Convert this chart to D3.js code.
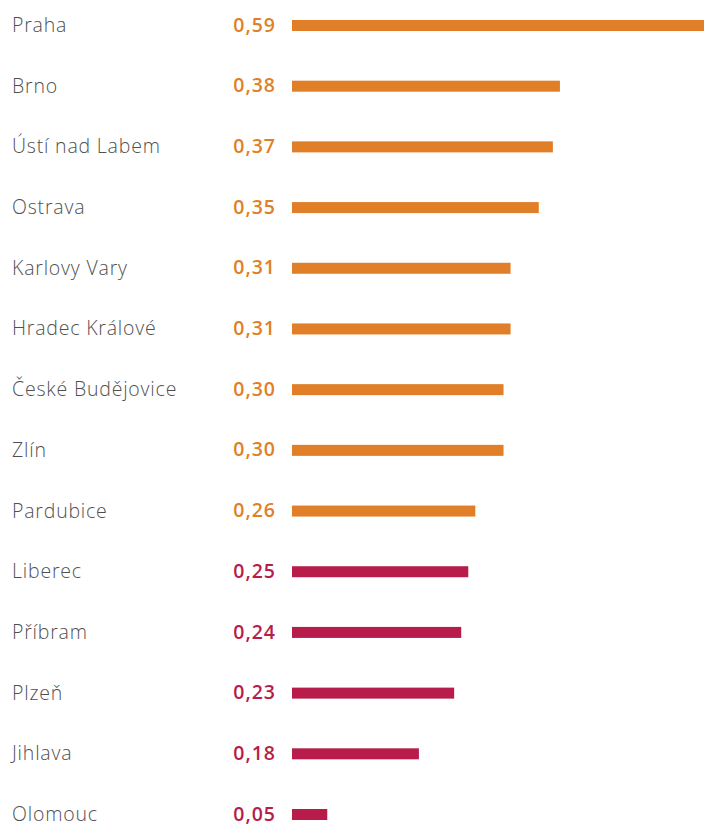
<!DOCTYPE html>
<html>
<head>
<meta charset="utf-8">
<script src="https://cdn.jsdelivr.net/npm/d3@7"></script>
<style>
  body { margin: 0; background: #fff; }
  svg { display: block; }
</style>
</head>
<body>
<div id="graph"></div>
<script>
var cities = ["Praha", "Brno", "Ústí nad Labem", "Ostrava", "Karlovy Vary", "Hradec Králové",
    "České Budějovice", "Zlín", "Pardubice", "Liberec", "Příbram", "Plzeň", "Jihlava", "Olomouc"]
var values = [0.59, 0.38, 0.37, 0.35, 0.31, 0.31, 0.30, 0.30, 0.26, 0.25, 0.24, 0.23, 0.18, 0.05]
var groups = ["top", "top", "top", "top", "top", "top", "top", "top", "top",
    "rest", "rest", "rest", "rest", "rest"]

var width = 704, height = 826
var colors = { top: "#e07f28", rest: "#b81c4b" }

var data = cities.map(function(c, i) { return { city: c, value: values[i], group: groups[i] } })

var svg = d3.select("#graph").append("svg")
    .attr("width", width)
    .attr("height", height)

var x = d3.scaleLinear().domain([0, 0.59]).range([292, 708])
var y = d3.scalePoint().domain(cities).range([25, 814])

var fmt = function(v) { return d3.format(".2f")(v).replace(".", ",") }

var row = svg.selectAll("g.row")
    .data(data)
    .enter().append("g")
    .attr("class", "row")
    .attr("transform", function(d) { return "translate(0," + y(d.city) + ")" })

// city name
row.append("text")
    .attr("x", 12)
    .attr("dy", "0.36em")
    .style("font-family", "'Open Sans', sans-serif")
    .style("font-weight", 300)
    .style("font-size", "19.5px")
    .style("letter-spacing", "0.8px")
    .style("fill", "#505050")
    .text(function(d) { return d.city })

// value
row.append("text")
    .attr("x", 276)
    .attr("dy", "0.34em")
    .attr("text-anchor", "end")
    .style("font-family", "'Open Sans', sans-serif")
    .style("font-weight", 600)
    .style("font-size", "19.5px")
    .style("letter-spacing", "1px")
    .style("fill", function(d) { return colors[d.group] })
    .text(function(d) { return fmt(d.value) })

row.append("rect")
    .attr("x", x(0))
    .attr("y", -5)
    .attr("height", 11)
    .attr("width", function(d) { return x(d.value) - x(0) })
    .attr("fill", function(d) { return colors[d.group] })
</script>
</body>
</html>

## Task
Reproduce only the lines from the beginning of the data through the line that contains "var data = cities.map(function(c, i)", both included, and please drop the pictures.

## Result of the exercise
Convert this chart to D3.js code.
<!DOCTYPE html>
<html>
<head>
<meta charset="utf-8">
<script src="https://cdn.jsdelivr.net/npm/d3@7"></script>
<style>
  body { margin: 0; background: #fff; }
  svg { display: block; }
</style>
</head>
<body>
<div id="graph"></div>
<script>
var cities = ["Praha", "Brno", "Ústí nad Labem", "Ostrava", "Karlovy Vary", "Hradec Králové",
    "České Budějovice", "Zlín", "Pardubice", "Liberec", "Příbram", "Plzeň", "Jihlava", "Olomouc"]
var values = [0.59, 0.38, 0.37, 0.35, 0.31, 0.31, 0.30, 0.30, 0.26, 0.25, 0.24, 0.23, 0.18, 0.05]
var groups = ["top", "top", "top", "top", "top", "top", "top", "top", "top",
    "rest", "rest", "rest", "rest", "rest"]

var width = 704, height = 826
var colors = { top: "#e07f28", rest: "#b81c4b" }

var data = cities.map(function(c, i) { return { city: c, value: values[i], group: groups[i] } })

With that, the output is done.